## [Short problem]
Look at the data below and print exactly the lines from its first line through the line with "import pandas as pd"; the pictures stay out of the copy.

## [Recorded data]
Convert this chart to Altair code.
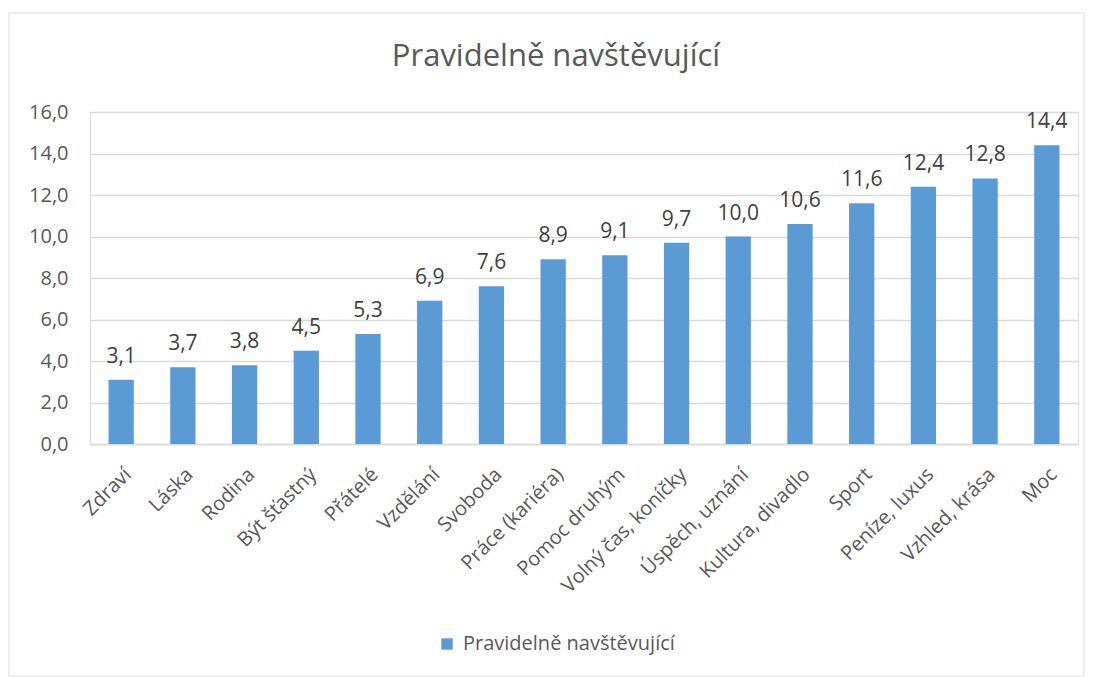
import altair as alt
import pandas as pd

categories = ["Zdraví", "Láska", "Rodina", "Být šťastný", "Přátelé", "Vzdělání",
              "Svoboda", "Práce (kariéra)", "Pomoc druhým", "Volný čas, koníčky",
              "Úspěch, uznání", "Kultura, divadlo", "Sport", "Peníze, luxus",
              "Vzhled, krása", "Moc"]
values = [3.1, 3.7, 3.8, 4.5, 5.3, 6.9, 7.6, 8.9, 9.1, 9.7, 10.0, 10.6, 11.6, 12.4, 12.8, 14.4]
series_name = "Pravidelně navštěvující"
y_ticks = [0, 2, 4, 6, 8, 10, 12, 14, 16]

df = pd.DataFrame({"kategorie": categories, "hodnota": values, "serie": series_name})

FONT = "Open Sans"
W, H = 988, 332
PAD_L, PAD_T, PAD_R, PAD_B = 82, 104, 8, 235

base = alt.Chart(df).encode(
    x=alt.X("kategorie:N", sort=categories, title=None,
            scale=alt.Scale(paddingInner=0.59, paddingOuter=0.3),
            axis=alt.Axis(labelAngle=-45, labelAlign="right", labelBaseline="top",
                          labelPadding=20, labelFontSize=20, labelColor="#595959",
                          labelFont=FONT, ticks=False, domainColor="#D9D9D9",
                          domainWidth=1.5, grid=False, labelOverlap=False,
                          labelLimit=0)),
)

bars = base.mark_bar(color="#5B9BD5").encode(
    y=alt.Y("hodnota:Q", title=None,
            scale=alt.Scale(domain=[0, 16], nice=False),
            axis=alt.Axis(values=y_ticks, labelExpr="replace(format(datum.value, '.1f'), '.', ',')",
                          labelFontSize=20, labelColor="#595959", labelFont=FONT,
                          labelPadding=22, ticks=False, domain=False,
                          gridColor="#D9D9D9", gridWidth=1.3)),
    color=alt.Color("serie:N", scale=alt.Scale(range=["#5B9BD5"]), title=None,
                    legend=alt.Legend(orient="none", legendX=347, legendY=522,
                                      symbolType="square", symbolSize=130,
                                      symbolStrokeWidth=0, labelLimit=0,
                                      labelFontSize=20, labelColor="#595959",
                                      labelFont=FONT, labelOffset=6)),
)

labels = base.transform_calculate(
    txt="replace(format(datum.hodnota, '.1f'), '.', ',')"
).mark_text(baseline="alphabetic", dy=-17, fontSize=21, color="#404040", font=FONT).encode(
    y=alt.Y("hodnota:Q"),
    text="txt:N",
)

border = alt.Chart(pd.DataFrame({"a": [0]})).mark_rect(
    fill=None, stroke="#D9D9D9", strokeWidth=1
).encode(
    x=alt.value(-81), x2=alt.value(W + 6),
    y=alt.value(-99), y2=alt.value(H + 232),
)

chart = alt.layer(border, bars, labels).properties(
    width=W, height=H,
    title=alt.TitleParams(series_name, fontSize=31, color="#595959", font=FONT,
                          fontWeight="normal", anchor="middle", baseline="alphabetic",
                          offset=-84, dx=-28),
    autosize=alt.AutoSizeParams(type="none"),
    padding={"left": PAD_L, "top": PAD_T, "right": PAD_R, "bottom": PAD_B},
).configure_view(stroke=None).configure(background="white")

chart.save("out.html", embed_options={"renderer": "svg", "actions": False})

## [Solution for this problem]
Convert this chart to Altair code.
import altair as alt
import pandas as pd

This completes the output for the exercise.